I have a Xerces (2.6) DOMNode object encoded UTF-8. I use to read its TEXT element like this:
CBuffer DomNodeExtended::getText( const DOMNode* node ) const {
char* p = XMLString::transcode( node->getNodeValue( ) );
CBuffer xNodeText( p );
delete p;
return xNodeText;
}
Where CBuffer is, well, just a buffer object which is lately persisted as it is in a DB.
This works until in the TEXT there are just common ASCII characters. If we have i.e. chinese ones they get lost in the transcode
operation.
I've googled a lot seeking for a solution. It looks like with Xerces 3, the DOMWriter class should solve the problem. With Xerces 2.6 I'm trying the XMLTranscoder, but no success yet. Could anybody help?

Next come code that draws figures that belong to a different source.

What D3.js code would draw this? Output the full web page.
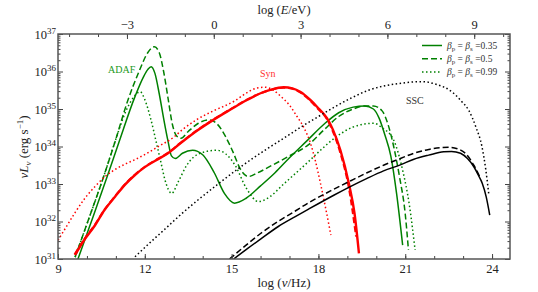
<!DOCTYPE html>
<html>
<head>
<meta charset="utf-8">
<script src="https://cdn.jsdelivr.net/npm/d3@7"></script>
<style>
    body { margin: 0; background: #fff; }
    text { font-family: "Liberation Serif", "DejaVu Serif", serif; }
</style>
</head>
<body>
<script>
// log(nu/Hz), log(nu L_nu / erg s^-1)
let adaf_035 = [[9.69,31.0],[10.2,32.1],[10.7,33.2],[11.1,34.1],[11.66,35.33],[11.95,35.85],[12.1,36.05],[12.22,36.13],[12.35,35.95],[12.5,35.4],[12.65,34.75],[12.8,34.15],[12.92,33.75],[13.05,33.68],[13.3,33.82],[13.65,33.9],[14.0,33.78],[14.4,33.3],[14.75,32.75],[15.1,32.49],[15.5,32.62],[16.0,32.95],[16.5,33.3],[17.0,33.7],[17.6,34.15],[18.2,34.6],[18.7,34.9],[19.2,35.05],[19.6,35.08],[19.9,35.0],[20.1,34.75],[20.3,34.3],[20.5,33.75],[20.7,32.75],[20.91,31.37]]
let adaf_05 = [[9.59,31.05],[10.1,32.15],[10.6,33.25],[11.0,34.2],[11.4,35.2],[11.8,36.0],[12.1,36.5],[12.33,36.66],[12.5,36.5],[12.65,36.0],[12.8,35.3],[12.95,34.6],[13.1,34.28],[13.25,34.22],[13.5,34.4],[13.85,34.62],[14.25,34.71],[14.5,34.6],[14.8,34.25],[15.05,33.85],[15.3,33.4],[15.58,33.2],[15.9,33.3],[16.4,33.5],[17.0,33.75],[17.66,34.05],[18.2,34.45],[18.7,34.8],[19.2,35.0],[19.6,35.08],[19.9,35.08],[20.2,34.95],[20.4,34.6],[20.6,34.0],[20.8,33.2],[21.0,32.2],[21.11,31.24]]
let adaf_099 = [[9.59,31.05],[10.1,32.15],[10.6,33.25],[11.0,34.2],[11.35,34.95],[11.6,35.3],[11.84,35.46],[12.0,35.25],[12.2,34.75],[12.4,34.1],[12.55,33.6],[12.7,33.1],[12.93,32.75],[13.15,33.05],[13.45,33.5],[13.91,33.82],[14.49,33.9],[14.8,33.8],[15.12,33.5],[15.5,32.9],[15.93,32.53],[16.3,32.65],[16.8,33.0],[17.66,33.6],[18.07,33.9],[18.6,34.25],[19.2,34.52],[19.6,34.6],[19.91,34.62],[20.2,34.5],[20.6,34.17],[20.9,33.4],[21.15,32.4],[21.34,31.24]]

let syn_solid = [[9.59,31.11],[9.9,31.5],[10.28,31.9],[10.6,32.3],[10.97,32.66],[11.3,32.97],[11.66,33.24],[12.0,33.45],[12.36,33.62],[12.8,33.82],[13.22,34.08],[13.8,34.42],[14.37,34.71],[14.95,34.98],[15.53,35.24],[16.0,35.42],[16.34,35.51],[16.8,35.58],[17.1,35.55],[17.37,35.46],[17.72,35.24],[17.95,35.06],[18.3,34.75],[18.5,34.45],[18.76,33.9],[19.05,33.02],[19.25,32.2],[19.4,31.15]]
let syn_dashed = [[9.57,31.12],[9.9,31.52],[10.28,31.92],[10.6,32.31],[10.97,32.67],[11.3,32.98],[11.66,33.25],[12.0,33.46],[12.36,33.63],[12.8,33.83],[13.22,34.09],[13.8,34.43],[14.37,34.72],[14.95,34.99],[15.53,35.25],[16.0,35.42],[16.34,35.51],[16.8,35.57],[17.1,35.54],[17.37,35.44],[17.72,35.22],[17.95,35.03],[18.3,34.72],[18.5,34.4],[18.76,33.82],[19.05,32.9],[19.3,31.6]]
let syn_dotted = [[9.0,31.5],[9.24,31.8],[9.6,32.25],[9.93,32.62],[10.3,32.95],[10.63,33.2],[11.0,33.4],[11.32,33.53],[11.66,33.65],[12.01,33.79],[12.47,34.0],[13.0,34.25],[13.3,34.45],[13.8,34.72],[14.37,34.95],[15.07,35.2],[15.5,35.42],[15.88,35.56],[16.15,35.58],[16.45,35.5],[16.68,35.35],[17.0,35.1],[17.26,34.8],[17.5,34.5],[17.72,34.1],[17.9,33.6],[18.07,33.02],[18.25,32.35],[18.43,31.64]]

let ssc_solid = [[15.07,31.0],[15.5,31.25],[16.0,31.53],[16.6,31.86],[17.2,32.13],[17.66,32.33],[18.53,32.7],[19.1,32.93],[19.68,33.15],[20.25,33.35],[20.83,33.51],[21.3,33.66],[21.81,33.77],[22.33,33.86],[22.6,33.87],[22.91,33.82],[23.15,33.68],[23.37,33.46],[23.55,33.2],[23.66,33.02],[23.8,32.65],[23.92,32.17]]
let ssc_dashed = [[14.93,31.0],[15.5,31.37],[16.0,31.68],[16.6,32.0],[17.2,32.28],[17.66,32.5],[18.53,32.86],[19.1,33.08],[19.68,33.3],[20.25,33.5],[20.83,33.68],[21.3,33.82],[21.81,33.92],[22.2,33.97],[22.5,33.98],[22.8,33.94],[23.1,33.8],[23.37,33.5],[23.6,33.15]]
let ssc_dotted = [[11.66,31.06],[12.2,31.45],[12.7,31.8],[13.22,32.17],[13.8,32.55],[14.5,32.98],[15.3,33.45],[16.27,33.96],[16.8,34.22],[17.42,34.53],[18.0,34.8],[18.57,35.06],[19.15,35.3],[19.73,35.5],[20.3,35.62],[20.88,35.69],[21.57,35.73],[22.1,35.65],[22.61,35.46],[22.95,35.2],[23.19,34.97],[23.45,34.5],[23.65,34.0],[23.78,33.4],[23.89,32.71]]

let x_ticks = [9, 12, 15, 18, 21, 24]
let e_ticks = [-3, 0, 3, 6, 9]
let y_exps = [31, 32, 33, 34, 35, 36, 37]
let legend_labels = ['0.35', '0.5', '0.99']
let e_offset = 14.383  // log(Hz per eV)

let margin = {top: 34, right: 28, bottom: 33, left: 58},
    width = 538 - margin.left - margin.right,
    height = 292 - margin.top - margin.bottom;

let green = '#008000', red = '#ff0000', black = '#000000'
let dash = '6,3', dot = '1.5,2.5'

let svg = d3.select('body').append('svg')
    .attr('width', 538)
    .attr('height', 292)

let g = svg.append('g')
    .attr('transform', `translate(${margin.left},${margin.top})`)

let x_scale = d3.scaleLinear().domain([9, 24.62]).range([0, width])
let e_scale = d3.scaleLinear().domain([9 - e_offset, 24.62 - e_offset]).range([0, width])
let y_scale = d3.scaleLog().domain([1e31, 1e37]).range([height, 0])

g.append('clipPath').attr('id', 'clip')
    .append('rect').attr('width', width).attr('height', height)

let line = d3.line()
    .x(d => x_scale(d[0]))
    .y(d => y_scale(Math.pow(10, d[1])))
    .curve(d3.curveMonotoneX)

let curves = [
    {data: adaf_099, color: green, w: 1.5, dash: dot},
    {data: adaf_05, color: green, w: 1.5, dash: dash},
    {data: adaf_035, color: green, w: 1.5, dash: null},
    {data: syn_dotted, color: red, w: 1.5, dash: dot},
    {data: syn_solid, color: red, w: 2.4, dash: null},
    {data: syn_dashed, color: red, w: 2.0, dash: dash},
    {data: ssc_dotted, color: black, w: 1.5, dash: dot},
    {data: ssc_dashed, color: black, w: 1.5, dash: dash},
    {data: ssc_solid, color: black, w: 1.5, dash: null},
]

g.append('g').attr('clip-path', 'url(#clip)')
    .selectAll('path')
    .data(curves)
    .enter().append('path')
    .attr('d', d => line(d.data))
    .attr('fill', 'none')
    .attr('stroke', d => d.color)
    .attr('stroke-width', d => d.w)
    .attr('stroke-dasharray', d => d.dash)

// axes, ticks pointing inward
let minor_x = d3.range(9, 25)
let minor_e = d3.range(-5, 11)
let minor_y = []
y_exps.slice(0, -1).forEach(e => { for (let k = 2; k < 10; k++) minor_y.push(k * Math.pow(10, e)) })
let major_y = y_exps.map(e => Math.pow(10, e))

function add_axis(axis, transform, values, size, labels) {
    let a = g.append('g').attr('transform', transform).attr('class', 'axis')
        .call(axis.tickValues(values).tickSize(-size).tickPadding(labels ? 5 : 0)
            .tickFormat(labels ? null : ''))
    a.select('.domain').remove()
    a.selectAll('.tick line').attr('stroke', '#444').attr('stroke-width', 1)
    a.selectAll('.tick text').attr('font-size', 12.5).attr('fill', '#222')
        .style('font-family', '"Liberation Serif", serif')
    return a
}

add_axis(d3.axisBottom(x_scale), `translate(0,${height})`, minor_x, 3, false)
add_axis(d3.axisBottom(x_scale), `translate(0,${height})`, x_ticks, 5, true)
add_axis(d3.axisTop(e_scale), 'translate(0,0)', minor_e, 3, false)
add_axis(d3.axisTop(e_scale).tickFormat(d => d), 'translate(0,0)', e_ticks, 5, true)
add_axis(d3.axisLeft(y_scale), 'translate(0,0)', minor_y, 2.5, false)
add_axis(d3.axisRight(y_scale), `translate(${width},0)`, minor_y, 2.5, false)
add_axis(d3.axisRight(y_scale), `translate(${width},0)`, major_y, 5, false)
let y_ax = add_axis(d3.axisLeft(y_scale), 'translate(0,0)', major_y, 5, true)

y_ax.selectAll('.tick text').each(function(d) {
    let t = d3.select(this).text(null).attr('x', -2)
    t.append('tspan').text('10')
    t.append('tspan').attr('dy', -5).attr('font-size', 9).text(Math.round(Math.log10(d)))
})

g.append('rect')
    .attr('width', width).attr('height', height)
    .attr('fill', 'none').attr('stroke', '#555').attr('stroke-width', 1.5)

// axis titles
svg.append('text')
    .attr('x', 284).attr('y', 287)
    .attr('text-anchor', 'middle').attr('font-size', 13).attr('fill', '#222')
    .call(t => {
        t.append('tspan').text('log (')
        t.append('tspan').attr('font-style', 'italic').text('ν')
        t.append('tspan').text('/Hz)')
    })

svg.append('text')
    .attr('x', 284).attr('y', 14)
    .attr('text-anchor', 'middle').attr('font-size', 12.5).attr('fill', '#222')
    .call(t => {
        t.append('tspan').text('log (')
        t.append('tspan').attr('font-style', 'italic').text('E')
        t.append('tspan').text('/eV)')
    })

svg.append('text')
    .attr('transform', 'translate(28,147) rotate(-90)')
    .attr('text-anchor', 'middle').attr('font-size', 13).attr('fill', '#222')
    .call(t => {
        t.append('tspan').attr('font-style', 'italic').text('νL')
        t.append('tspan').attr('font-style', 'italic').attr('font-size', 9).attr('dy', 3).text('ν')
        t.append('tspan').attr('dy', -3).text(' (erg s')
        t.append('tspan').attr('font-size', 9).attr('dy', -5).text('−1')
        t.append('tspan').attr('dy', 5).text(')')
    })

// curve labels
svg.append('text').attr('x', 108).attr('y', 73).attr('font-size', 10)
    .attr('fill', '#229922').text('ADAF')
svg.append('text').attr('x', 260).attr('y', 77).attr('font-size', 10)
    .attr('fill', '#ff3030').text('Syn')
svg.append('text').attr('x', 406).attr('y', 104).attr('font-size', 10)
    .attr('fill', '#333').text('SSC')

// legend
let legend = svg.append('g')
let legend_dash = [null, dash, dot]
legend_labels.forEach((lab, i) => {
    let yy = 45.5 + i * 13.2
    legend.append('line')
        .attr('x1', 422).attr('x2', 442).attr('y1', yy).attr('y2', yy)
        .attr('stroke', green).attr('stroke-width', 1.5)
        .attr('stroke-dasharray', legend_dash[i])
    legend.append('text')
        .attr('x', 447).attr('y', yy + 3.5).attr('font-size', 9.5).attr('fill', '#333')
        .call(t => {
            t.append('tspan').attr('font-style', 'italic').text('β')
            t.append('tspan').attr('font-size', 7).attr('dy', 2).text('p')
            t.append('tspan').attr('dy', -2).text(' = ')
            t.append('tspan').attr('font-style', 'italic').text('β')
            t.append('tspan').attr('font-size', 7).attr('dy', 2).text('s')
            t.append('tspan').attr('dy', -2).text(' =' + lab)
        })
})
</script>
</body>
</html>
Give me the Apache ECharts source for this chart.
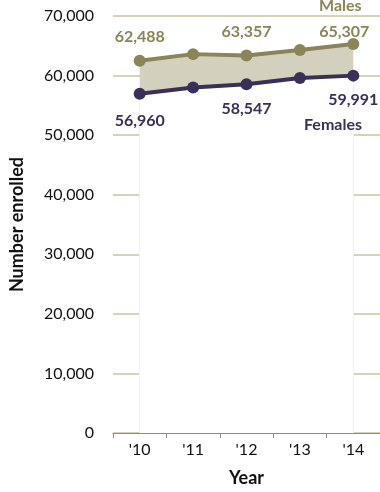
<!DOCTYPE html>
<html><head><meta charset="utf-8">
<script src="https://cdn.jsdelivr.net/npm/echarts@6/dist/echarts.min.js"></script>
<style>html,body{margin:0;padding:0;background:#fff}#c{width:380px;height:492px}</style>
</head><body><div id="c"></div>
<script>
var years = ["'10", "'11", "'12", "'13", "'14"];
var males = [62488, 63600, 63357, 64300, 65307];
var females = [56960, 58000, 58547, 59600, 59991];
var yTicks = [0, 10000, 20000, 30000, 40000, 50000, 60000, 70000];

var maleColor = '#8a8456';
var femaleColor = '#3a2f57';
var font = 'Lato, "Open Sans", sans-serif';
var fmt = function(v){ return String(v).replace(/\B(?=(\d{3})+(?!\d))/g, ','); };

var band = males.map(function(m, i){ return m - females[i]; });
var showIdx = [0, 2, 4];
var maleOffsets = [[0,-5],[0,-5],[0,-5],[0,-5],[-9,7]];
var femaleOffsets = [[0,8],[0,6],[0,6],[0,6],[0,5]];
var last = years.length - 1;

var chart = echarts.init(document.getElementById('c'));
chart.setOption({
  animation: false,
  textStyle: {fontFamily: font},
  grid: {left: 107, width: 278, top: 16, height: 420},
  xAxis: {
    type: 'category', data: years, boundaryGap: true,
    axisLine: {lineStyle: {color: '#8c8c8c', width: 1}},
    axisTick: {show: true, length: 5, lineStyle: {color: '#8c8c8c'}},
    axisLabel: {color: '#111', fontSize: 16, margin: 9, fontFamily: font},
    name: 'Year', nameLocation: 'middle', nameGap: 36,
    nameTextStyle: {fontWeight: 'bold', fontSize: 18, color: '#111', fontFamily: font}
  },
  yAxis: {
    type: 'value', min: 0, max: 70000, interval: 10000,
    axisLine: {show: false}, axisTick: {show: false},
    splitLine: {lineStyle: {color: '#c9c5a5', width: 1.5}},
    axisLabel: {color: '#111', fontSize: 16, margin: 19, fontFamily: font,
      formatter: function(v){ return yTicks.indexOf(v) >= 0 ? fmt(v) : ''; }},
    name: 'Number enrolled', nameLocation: 'middle', nameGap: 87, nameRotate: 90,
    nameTextStyle: {fontWeight: 'bold', fontSize: 18, color: '#111', fontFamily: font}
  },
  series: [
    {type: 'line', stack: 'a', data: females, symbol: 'none',
     lineStyle: {width: 0, opacity: 0}, areaStyle: {color: '#ffffff', opacity: 1}, z: 1, silent: true,
     markLine: {silent: true, symbol: 'none', z: 1, label: {show: false},
       lineStyle: {color: '#ebebeb', width: 1, type: 'solid'},
       data: [
         [{coord: [years[0], 0]}, {coord: [years[0], females[0]]}],
         [{coord: [years[last], 0]}, {coord: [years[last], females[last]]}]
       ]}},
    {type: 'line', stack: 'a', data: band, symbol: 'none',
     lineStyle: {width: 0, opacity: 0}, areaStyle: {color: '#d3d1bd', opacity: 1}, z: 1, silent: true},
    {type: 'line', data: males.map(function(v, i){
        return {value: v, label: {show: showIdx.indexOf(i) >= 0, offset: maleOffsets[i]}};
      }),
     symbol: 'circle', symbolSize: 12, itemStyle: {color: maleColor},
     lineStyle: {color: maleColor, width: 4}, z: 3,
     label: {position: 'top', color: maleColor, fontWeight: 'bold', fontSize: 16, fontFamily: font,
       formatter: function(p){ return fmt(p.value); }}},
    {type: 'line', data: females.map(function(v, i){
        return {value: v, label: {show: showIdx.indexOf(i) >= 0, offset: femaleOffsets[i]}};
      }),
     symbol: 'circle', symbolSize: 12, itemStyle: {color: femaleColor},
     lineStyle: {color: femaleColor, width: 4}, z: 3,
     label: {position: 'bottom', color: femaleColor, fontWeight: 'bold', fontSize: 16, fontFamily: font,
       formatter: function(p){ return fmt(p.value); }}}
  ],
  graphic: [
    {type: 'text', left: 319, top: -2, z: 100, style: {text: 'Males', fill: maleColor, font: 'bold 16px ' + font}},
    {type: 'text', left: 304, top: 117, z: 100, style: {text: 'Females', fill: femaleColor, font: 'bold 16px ' + font}}
  ]
});
</script></body></html>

Edit It looks I was wrong and the DOMWriter class is already available in Xerces 2.6. I'm now trying a solution based on it.
I've now solved it as follows. I'm still not sure this is the optimal solution though
CBuffer DomNodeExtended::getText( const DOMNode* node ) const
{
XMLCh tempStr[100];
XMLString::transcode("LS", tempStr, 99);
DOMImplementation *impl =
DOMImplementationRegistry::getDOMImplementation(tempStr);
DOMWriter* myWriter = ((DOMImplementationLS*)impl)->createDOMWriter();
XMLCh *strNodeValue = myWriter->writeToString(*node);
XMLTransService::Codes resCode;
XMLTranscoder* t =
XMLPlatformUtils::fgTransService->makeNewTranscoderFor(
"UTF-8", resCode, 16*1024);
unsigned int charsEaten = 0;
unsigned int charsReturned = 0;
char bytesNodeValue[16*1024+4];
charsReturned = t->transcodeTo( strNodeValue,
XMLString::stringLen(strNodeValue),
(XMLByte*) bytesNodeValue,
16*1024,
charsEaten,
XMLTranscoder::UnRep_Throw);
CBuffer xNodeText( bytesNodeValue, charsReturned);
XMLString::release(&strNodeValue);
myWriter->release();
delete t;
return xNodeText;
}